Data shown |
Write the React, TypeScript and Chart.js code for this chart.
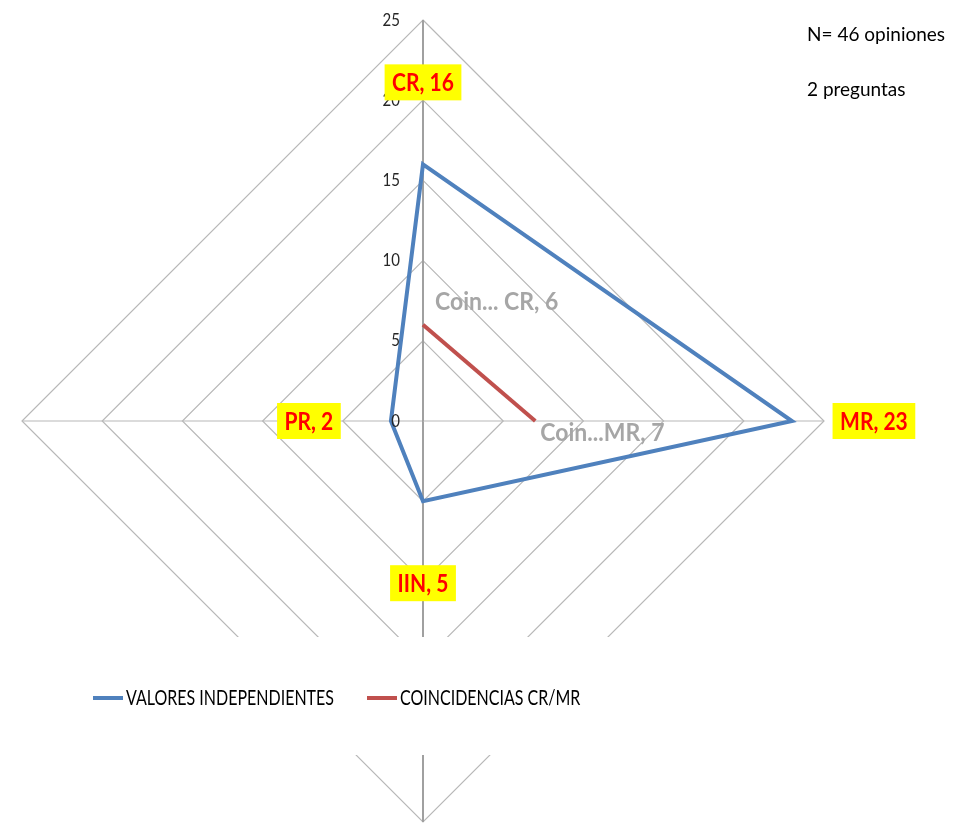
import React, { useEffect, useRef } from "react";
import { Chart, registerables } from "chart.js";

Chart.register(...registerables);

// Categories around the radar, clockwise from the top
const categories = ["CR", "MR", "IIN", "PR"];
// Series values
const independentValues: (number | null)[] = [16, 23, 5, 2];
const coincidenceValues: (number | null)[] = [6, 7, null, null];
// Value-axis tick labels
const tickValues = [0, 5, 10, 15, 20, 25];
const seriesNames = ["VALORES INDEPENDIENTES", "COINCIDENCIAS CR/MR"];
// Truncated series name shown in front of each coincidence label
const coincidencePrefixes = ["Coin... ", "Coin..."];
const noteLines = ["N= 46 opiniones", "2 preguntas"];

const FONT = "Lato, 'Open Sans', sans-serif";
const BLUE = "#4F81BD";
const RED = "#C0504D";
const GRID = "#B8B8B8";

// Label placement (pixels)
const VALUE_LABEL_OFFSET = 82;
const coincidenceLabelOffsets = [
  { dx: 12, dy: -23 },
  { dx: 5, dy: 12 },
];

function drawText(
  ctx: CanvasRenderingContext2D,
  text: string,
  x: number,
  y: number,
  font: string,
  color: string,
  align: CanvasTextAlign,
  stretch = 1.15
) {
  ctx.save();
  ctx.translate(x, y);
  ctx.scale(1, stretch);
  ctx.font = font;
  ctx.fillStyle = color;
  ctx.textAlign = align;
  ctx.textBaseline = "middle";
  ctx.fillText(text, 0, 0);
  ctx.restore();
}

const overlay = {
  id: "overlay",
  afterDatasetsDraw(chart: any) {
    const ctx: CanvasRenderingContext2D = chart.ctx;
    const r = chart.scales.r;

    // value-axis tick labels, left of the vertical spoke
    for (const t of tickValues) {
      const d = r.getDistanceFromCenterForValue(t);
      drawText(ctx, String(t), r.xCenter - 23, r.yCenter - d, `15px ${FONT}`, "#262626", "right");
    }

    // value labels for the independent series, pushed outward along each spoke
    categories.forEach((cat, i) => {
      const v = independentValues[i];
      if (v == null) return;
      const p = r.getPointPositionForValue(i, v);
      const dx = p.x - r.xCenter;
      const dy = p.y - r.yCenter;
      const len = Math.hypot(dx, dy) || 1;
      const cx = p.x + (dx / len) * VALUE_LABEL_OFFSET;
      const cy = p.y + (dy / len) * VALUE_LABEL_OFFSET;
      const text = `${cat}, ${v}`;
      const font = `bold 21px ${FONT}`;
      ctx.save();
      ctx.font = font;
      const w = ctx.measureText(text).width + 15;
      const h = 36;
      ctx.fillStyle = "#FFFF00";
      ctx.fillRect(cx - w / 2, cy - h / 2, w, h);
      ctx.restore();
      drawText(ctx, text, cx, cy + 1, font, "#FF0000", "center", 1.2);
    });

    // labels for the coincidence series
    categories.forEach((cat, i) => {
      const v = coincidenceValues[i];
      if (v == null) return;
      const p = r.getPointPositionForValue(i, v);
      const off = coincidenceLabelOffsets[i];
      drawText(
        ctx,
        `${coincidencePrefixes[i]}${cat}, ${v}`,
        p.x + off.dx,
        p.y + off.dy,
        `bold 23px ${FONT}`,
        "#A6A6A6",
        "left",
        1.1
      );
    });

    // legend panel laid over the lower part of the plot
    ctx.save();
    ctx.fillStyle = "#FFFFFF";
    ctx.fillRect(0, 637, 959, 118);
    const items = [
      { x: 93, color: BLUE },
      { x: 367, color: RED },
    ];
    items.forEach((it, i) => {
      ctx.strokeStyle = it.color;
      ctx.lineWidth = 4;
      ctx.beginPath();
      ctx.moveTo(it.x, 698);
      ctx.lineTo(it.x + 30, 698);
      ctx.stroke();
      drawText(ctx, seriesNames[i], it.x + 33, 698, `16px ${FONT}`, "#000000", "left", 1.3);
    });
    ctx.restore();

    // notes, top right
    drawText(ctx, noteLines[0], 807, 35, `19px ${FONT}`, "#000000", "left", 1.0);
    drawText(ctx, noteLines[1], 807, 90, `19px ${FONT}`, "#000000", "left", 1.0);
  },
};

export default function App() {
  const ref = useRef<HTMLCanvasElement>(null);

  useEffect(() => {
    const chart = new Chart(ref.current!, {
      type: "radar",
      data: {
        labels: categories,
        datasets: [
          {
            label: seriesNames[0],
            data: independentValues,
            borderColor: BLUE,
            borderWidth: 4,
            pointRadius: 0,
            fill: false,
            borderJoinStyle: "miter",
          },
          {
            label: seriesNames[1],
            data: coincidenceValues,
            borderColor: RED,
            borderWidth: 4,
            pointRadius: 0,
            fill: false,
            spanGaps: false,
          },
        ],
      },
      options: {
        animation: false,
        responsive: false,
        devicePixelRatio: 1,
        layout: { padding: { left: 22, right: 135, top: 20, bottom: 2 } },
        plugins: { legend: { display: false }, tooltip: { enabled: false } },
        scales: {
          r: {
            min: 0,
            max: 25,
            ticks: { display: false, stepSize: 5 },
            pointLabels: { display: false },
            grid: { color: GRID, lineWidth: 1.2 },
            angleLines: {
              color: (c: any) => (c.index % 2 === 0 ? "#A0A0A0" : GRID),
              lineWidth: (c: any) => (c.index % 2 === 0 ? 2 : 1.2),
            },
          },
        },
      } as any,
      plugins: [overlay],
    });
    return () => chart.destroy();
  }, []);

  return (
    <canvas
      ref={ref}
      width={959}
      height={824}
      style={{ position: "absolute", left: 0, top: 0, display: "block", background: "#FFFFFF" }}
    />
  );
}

Exercise directions | Everything from the first line of the listing above through the line that contains "Chart.register(...registerables);" is to be restated word for word, minus the pictures.

Problem solution |
Write the React, TypeScript and Chart.js code for this chart.
import React, { useEffect, useRef } from "react";
import { Chart, registerables } from "chart.js";

Chart.register(...registerables);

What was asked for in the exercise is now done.